Kadınlarda ‘cinsel ilişkiye girememe’ ve ‘cinsel ilişkide kasılma’ problemidir. ‘İlk gece korkusu’ olarak da bilinir. Vajinismuslu kadınların çoğu, kendi cinsel organlarının çok küçük ve anormal olduğunu, vajinanın ya da kızlık zarının bir duvar oluşturduğunu, erkek cinsel organının çok büyük olduğunu, çok acıtacağını, çok zarar vereceğini düşünürler.iddeti değişmektedir. Çoğu vajinismus kadını aylarca, hatta yıllarca süren evliliklerine rağmen halen bakiredir. Türkiye’de vajinismusun görülme sıklığı Avrupa ülkelerinden ve Amerika’dan yaklaşık 20 ile 30 kat daha fazladır. Kadını her alanda ve cinsellikte “talep eden olmama”, “istekli gözükmeme” vurgularıyla yetiştiren geleneksel tutum vajinismus ve diğer cinsel işlev bozukluklarının gelişimine zemin hazırlar gözükmektedir. Cinsel eğitimin uygun verildiği, cinselliğin konuşulabildiği, çocukluk yaşlarından itibaren cinselliğin bir haz alma davranışı olarak kurgulanabildiği, kadının cinselliğine de değer verildiği toplumlarda vajinismusa daha az rastlanır. Ülkemizde ortalama her 10 kadından birinde vajinismus sorunu görülmektedir.

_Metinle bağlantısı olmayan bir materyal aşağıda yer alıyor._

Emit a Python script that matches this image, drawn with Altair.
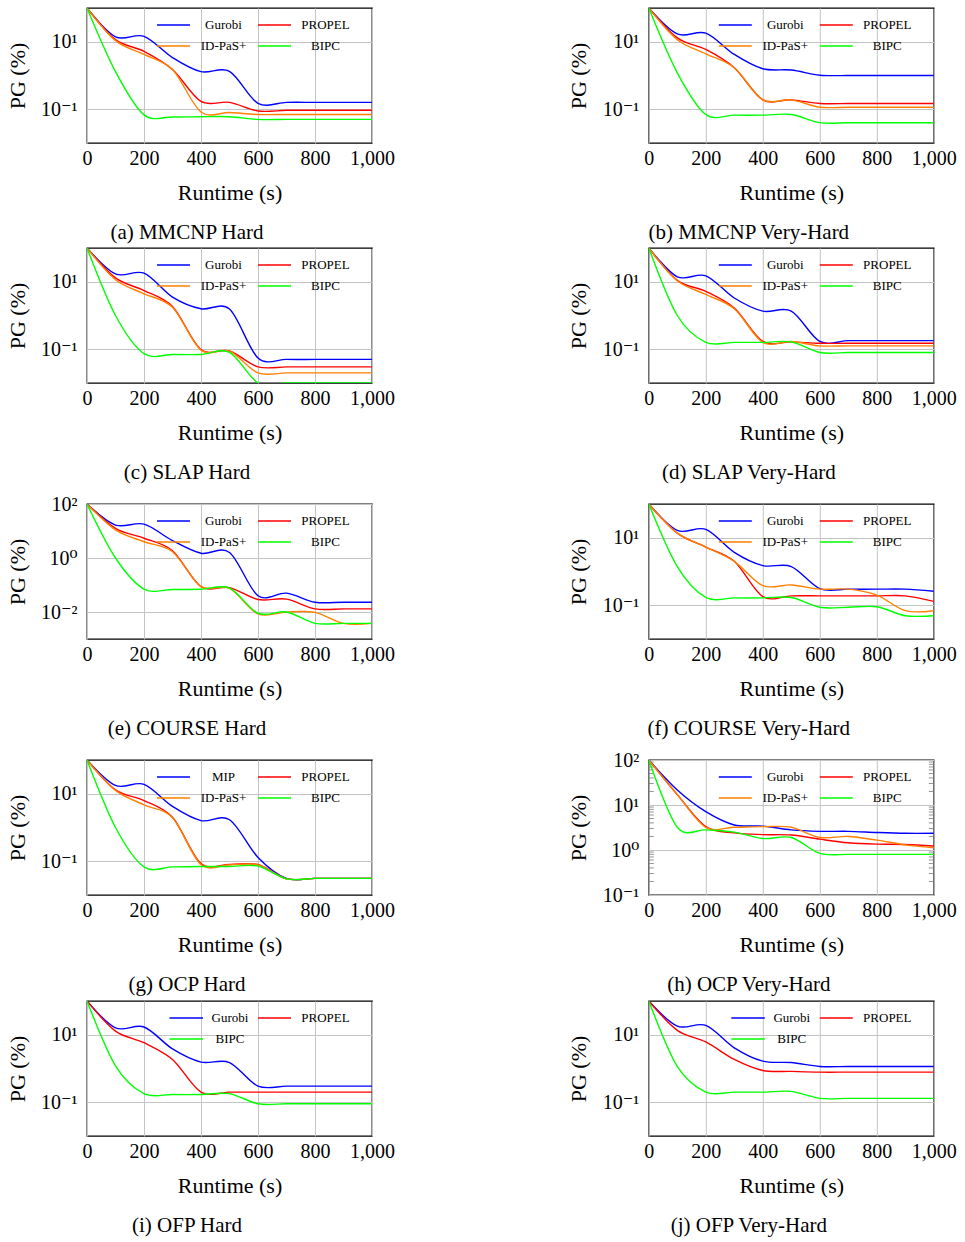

Vajinismus cinsel ilişki ile ilgili kadının yaşadığı bir kaygı, ‘derin korku’ problemidir. Hastaların cinsel birleşme sırasındaki panik atak benzeri reaksiyonları buna işarettir. Vajinismus hastalarında gerçek anlamda bir ağrıdan çok; cinsel ilişkide ağrı, acı olma korkusu tipiktir. Vajinismusta ana neden vajinayı çevreleyen ‘pelvik taban kaslarının’ istemsiz kasılmasıdır.
Pelvik taban kasları doğumda, idrar ve gaitanın tutulmasında, cinsel ilişkide ve leğen kemiği içinde yer alan organların tutulmasında son derece önemlidir. Vajinismuslu kadınlardaki istemdışı kasılmalar cinsel ilişki düşüncesinde dahi ortaya çıkabilmektedir. sorunun ağırlık derecesine göre kasılmaların ve vücutsal tepkilerin şiddeti değişmektedir.
Bugün için bilimsel veriler ışığında vajinismus cinsel terapiyle tamamıyla düzelmektedir.Vajinal girişteki kasılma, jel kullanımıyla, alkol alımıyla, ilaç kullanımıyla, uykuda, hamile kalmakla, lokal anestezik uygulamalarla ortadan kalkmaz. Kızlık zarıyla ilgili anatomotik gerçek bir engel olmadığı sürece kızlık zarına yapılan müdahalelerle düzelmez. Cinsel tedaviye en iyi ve en kısa sürede yanıt veren cinsel işlev bozukluğu olduğunu söyleyebiliriz. Vajinismusta uygun cinsel terapiyle yüzde yüze yakın düzelme olur. Cinsel terapi çoğunlukla çift görüşmesi şeklinde sürdürülür. Önce kapsamlı cinsel yaşam öyküsü alınır, çiftin zorlukları değerlendirilir, kaygıları araştırılır. İlk seanslarda yapılan gecikmiş bir cinsel eğitimdir. Çiftin cinsel sağlıkla ilgili bilgilendirilmesi, yanlış inanışların düzeltilmesi, cinsel organlar ve cinsel fizyolojiyle ilgili doğruların aktarılması hedeflenir. Sonrasında egzersizlerle kademeli olarak kasılmanın ve girişle ilgili korkuların üzerine gidilir. Bir-iki görüşme ve danışmanlıkla düzelen hafif olgular olduğu gibi uzun süreli tedavi gerektiren zor vakalar da olabilir. Psikiyatrik hastalık, depresyon, kaygı bozukluğu, erkekte ek cinsel sorunlar tedaviyi zorlaştırır.